■ Task goal ■
The lines to extract run from the first line of the material below to the line containing "const chart = echarts.init(document.getElementById('c'));", both included; leave the pictures behind.

■ Stored data ■
..............................

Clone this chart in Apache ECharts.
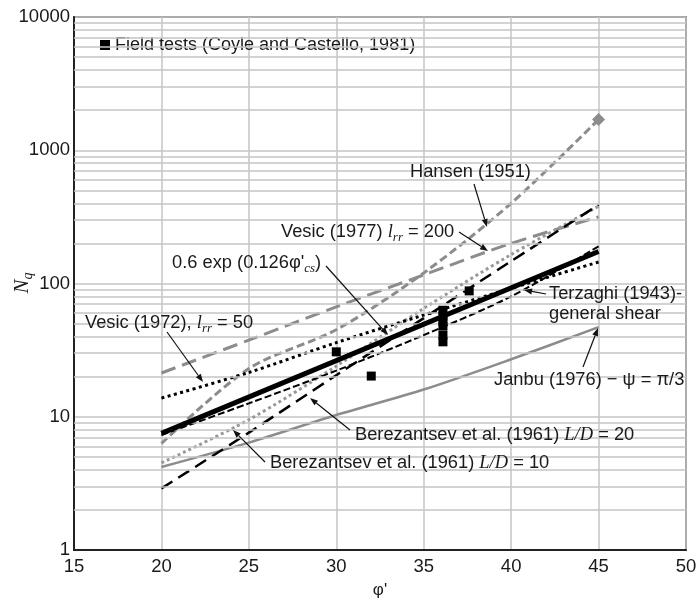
<!DOCTYPE html>
<html><head><meta charset="utf-8">
<script src="https://cdn.jsdelivr.net/npm/echarts@6/dist/echarts.min.js"></script>
<style>html,body{margin:0;padding:0;background:#fff}#c{width:700px;height:602px}</style>
</head><body><div id="c"></div>
<script>
// ---- data ----
const phiGrid = [20, 25, 30, 35, 40, 45];
const phiEnds = [20, 45];
const nqFit = [7.5, 174];                       // 0.6 exp(0.126 phi'cs)
const nqVesic72 = [13.8, 21.5, 36, 58, 92, 145];  // Vesic (1972) Irr = 50
const nqVesic77 = [21.3, 37.6, 66.8, 116, 200, 316]; // Vesic (1977) Irr = 200
const nqHansen = [6.3, 23, 45, 120, 400, 1700];   // Hansen (1951)
const nqTerzaghi = [7.3, 12.6, 22.2, 41, 80, 190]; // Terzaghi (1943)
const nqBerez20 = [2.9, 7.6, 20.5, 55, 147, 390]; // Berezantsev L/D = 20
const nqBerez10 = [4.5, 9.5, 24, 65, 165, 380];   // Berezantsev L/D = 10
const nqJanbu = [4.2, 6.4, 10.3, 16, 27, 47];     // Janbu (1976)
const fieldPhi = [30, 32, 36.1, 36.1, 36.1, 36.1, 36.1, 36.1, 37.6];
const fieldNq = [30.7, 20.2, 63, 57, 52, 48, 41, 36.5, 88];
const minorY = [2,3,4,5,6,7,8,9,20,30,40,50,60,70,80,90,200,300,400,500,600,700,800,900,2000,3000,4000,5000,6000,7000,8000,9000];
const fieldName = 'Field tests (Coyle and Castello, 1981)';

const SANS = 'Liberation Sans';
const SERIF = 'Liberation Serif';
const GRAY = '#8c8c8c';
const FS = 18.3;
const zip = (xs, ys) => xs.map((x, i) => [x, ys[i]]);

const chart = echarts.init(document.getElementById('c'));

const R = {
  a: {fontSize: FS, fontFamily: SANS, lineHeight: 24, fill: '#1a1a1a'},
  i: {fontSize: 18.5, fontFamily: SERIF, fontStyle: 'italic', lineHeight: 24, fill: '#1a1a1a'},
  s: {fontSize: 13, fontFamily: SERIF, fontStyle: 'italic', lineHeight: 10, verticalAlign: 'bottom', fill: '#1a1a1a'}
};
function txt(x, y, text) {
  return {type: 'text', x: x, y: y, z: 100, silent: true,
    style: {text: text, rich: R, font: FS + 'px ' + SANS, fill: '#1a1a1a', align: 'left', verticalAlign: 'middle'}};
}
function arrow(x1, y1, x2, y2) {
  const ang = Math.atan2(y2 - y1, x2 - x1), L = 8, W = 3;
  const bx = x2 - L * Math.cos(ang), by = y2 - L * Math.sin(ang);
  const px = -Math.sin(ang) * W, py = Math.cos(ang) * W;
  return [
    {type: 'line', z: 100, silent: true, shape: {x1: x1, y1: y1, x2: bx, y2: by}, style: {stroke: '#111', lineWidth: 1.2}},
    {type: 'polygon', z: 100, silent: true, shape: {points: [[x2, y2], [bx + px, by + py], [bx - px, by - py]]}, style: {fill: '#111'}}
  ];
}

const graphics = [
  txt(410, 172, '{a|Hansen (1951)}'),
  ...arrow(474, 184, 487, 227),
  txt(281, 232, '{a|Vesic (1977) }{i|l}{s|rr}{a| = 200}'),
  ...arrow(459, 232, 488, 251),
  txt(172, 263, '{a|0.6 exp (0.126φ\'}{s|cs}{a|)}'),
  ...arrow(326, 266, 388, 335),
  txt(85, 323, '{a|Vesic (1972), }{i|l}{s|rr}{a| = 50}'),
  ...arrow(167, 332, 203, 382),
  txt(549, 294, '{a|Terzaghi (1943)-}'),
  txt(549, 314, '{a|general shear}'),
  ...arrow(546, 294, 524, 290),
  txt(494, 380, '{a|Janbu (1976) − ψ = π/3}'),
  ...arrow(583, 367, 598, 328),
  txt(355, 435, '{a|Berezantsev et al. (1961) }{i|L/D}{a| = 20}'),
  ...arrow(350, 430, 310, 398),
  txt(270, 463, '{a|Berezantsev et al. (1961) }{i|L/D}{a| = 10}'),
  ...arrow(265, 462, 233, 430),
  {type: 'text', x: 22, y: 283, rotation: Math.PI / 2, z: 100, silent: true,
    style: {text: '{n|N}{q|q}', align: 'center', verticalAlign: 'middle',
      rich: {n: {fontSize: 21, fontFamily: SERIF, fontStyle: 'italic', lineHeight: 26, fill: '#1a1a1a'},
             q: {fontSize: 14, fontFamily: SERIF, fontStyle: 'italic', lineHeight: 14, verticalAlign: 'bottom', fill: '#1a1a1a'}}}}
];

const hansenData = zip(phiGrid, nqHansen).map((p, i, arr) =>
  i === arr.length - 1 ? {value: p, symbol: 'diamond', symbolSize: 13, itemStyle: {color: GRAY}} : {value: p, symbol: 'none'});

const option = {
  animation: false,
  backgroundColor: '#fff',
  grid: {left: 74, right: 14, top: 17, bottom: 52, outerBoundsMode: 'none', containLabel: false,
    show: true, borderColor: '#333', borderWidth: 1.5, backgroundColor: 'transparent'},
  legend: {data: [{name: fieldName, icon: 'rect', itemStyle: {color: '#000', opacity: 1}}], left: 100, top: 36, padding: 0, itemWidth: 10, itemHeight: 10, itemGap: 5,
    textStyle: {fontSize: 18, fontFamily: SANS, color: '#1a1a1a', padding: [0, 0, 0, 0]}},
  xAxis: {type: 'value', min: 15, max: 50, interval: 5,
    name: 'φ\'', nameLocation: 'middle', nameGap: 32, nameTextStyle: {fontSize: 17, fontFamily: SANS, color: '#1a1a1a'},
    axisLine: {lineStyle: {color: '#222', width: 2}}, axisTick: {show: false},
    axisLabel: {fontSize: 18.5, fontFamily: SANS, color: '#1a1a1a', margin: 7},
    splitLine: {show: true, lineStyle: {color: '#c4c4c4', width: 1.5}}},
  yAxis: {type: 'log', logBase: 10, min: 1, max: 10000,
    axisLine: {show: true, lineStyle: {color: '#222', width: 2}}, axisTick: {show: false},
    axisLabel: {fontSize: 18.5, fontFamily: SANS, color: '#1a1a1a', margin: 4, formatter: v => String(Math.round(v))},
    splitLine: {show: true, lineStyle: {color: '#c4c4c4', width: 1.5}}},
  graphic: graphics,
  series: [
    {type: 'line', data: [], silent: true, z: 1,
      markLine: {silent: true, symbol: 'none', animation: false, label: {show: false},
        lineStyle: {color: '#c4c4c4', width: 1.5, type: 'solid'}, data: minorY.map(v => ({yAxis: v}))}},
    {name: 'Janbu', type: 'line', data: zip(phiGrid, nqJanbu), smooth: 0.3, symbol: 'none', z: 3,
      lineStyle: {color: GRAY, width: 2.5}},
    {name: 'Vesic77', type: 'line', data: zip(phiGrid, nqVesic77), smooth: 0.3, symbol: 'none', z: 3,
      lineStyle: {color: GRAY, width: 3, type: [15, 7]}},
    {name: 'Hansen', type: 'line', data: hansenData, smooth: 0.3, symbol: 'none', z: 3,
      lineStyle: {color: GRAY, width: 3, type: [8, 4]}},
    {name: 'Berez10', type: 'line', data: zip(phiGrid, nqBerez10), smooth: 0.3, symbol: 'none', z: 3,
      lineStyle: {color: '#999', width: 3, type: [3, 3]}},
    {name: 'Berez20', type: 'line', data: zip(phiGrid, nqBerez20), smooth: 0.3, symbol: 'none', z: 4,
      lineStyle: {color: '#000', width: 2.5, type: [13, 7]}},
    {name: 'Vesic72', type: 'line', data: zip(phiGrid, nqVesic72), smooth: 0.3, symbol: 'none', z: 4,
      lineStyle: {color: '#000', width: 3, type: [3, 3.5]}},
    {name: 'Terzaghi', type: 'line', data: zip(phiGrid, nqTerzaghi), smooth: 0.3, symbol: 'none', z: 4,
      lineStyle: {color: '#000', width: 2, type: [7, 3]}},
    {name: 'Fit', type: 'line', data: zip(phiEnds, nqFit), symbol: 'none', z: 5,
      lineStyle: {color: '#000', width: 5}},
    {name: fieldName, type: 'scatter', data: zip(fieldPhi, fieldNq), symbol: 'rect', symbolSize: 9, z: 6,
      itemStyle: {color: '#000', opacity: 1}}
  ]
};
chart.setOption(option);
</script>
</body></html>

..............................

■ Response below ■
Clone this chart in Apache ECharts.
<!DOCTYPE html>
<html><head><meta charset="utf-8">
<script src="https://cdn.jsdelivr.net/npm/echarts@6/dist/echarts.min.js"></script>
<style>html,body{margin:0;padding:0;background:#fff}#c{width:700px;height:602px}</style>
</head><body><div id="c"></div>
<script>
// ---- data ----
const phiGrid = [20, 25, 30, 35, 40, 45];
const phiEnds = [20, 45];
const nqFit = [7.5, 174];                       // 0.6 exp(0.126 phi'cs)
const nqVesic72 = [13.8, 21.5, 36, 58, 92, 145];  // Vesic (1972) Irr = 50
const nqVesic77 = [21.3, 37.6, 66.8, 116, 200, 316]; // Vesic (1977) Irr = 200
const nqHansen = [6.3, 23, 45, 120, 400, 1700];   // Hansen (1951)
const nqTerzaghi = [7.3, 12.6, 22.2, 41, 80, 190]; // Terzaghi (1943)
const nqBerez20 = [2.9, 7.6, 20.5, 55, 147, 390]; // Berezantsev L/D = 20
const nqBerez10 = [4.5, 9.5, 24, 65, 165, 380];   // Berezantsev L/D = 10
const nqJanbu = [4.2, 6.4, 10.3, 16, 27, 47];     // Janbu (1976)
const fieldPhi = [30, 32, 36.1, 36.1, 36.1, 36.1, 36.1, 36.1, 37.6];
const fieldNq = [30.7, 20.2, 63, 57, 52, 48, 41, 36.5, 88];
const minorY = [2,3,4,5,6,7,8,9,20,30,40,50,60,70,80,90,200,300,400,500,600,700,800,900,2000,3000,4000,5000,6000,7000,8000,9000];
const fieldName = 'Field tests (Coyle and Castello, 1981)';

const SANS = 'Liberation Sans';
const SERIF = 'Liberation Serif';
const GRAY = '#8c8c8c';
const FS = 18.3;
const zip = (xs, ys) => xs.map((x, i) => [x, ys[i]]);

const chart = echarts.init(document.getElementById('c'));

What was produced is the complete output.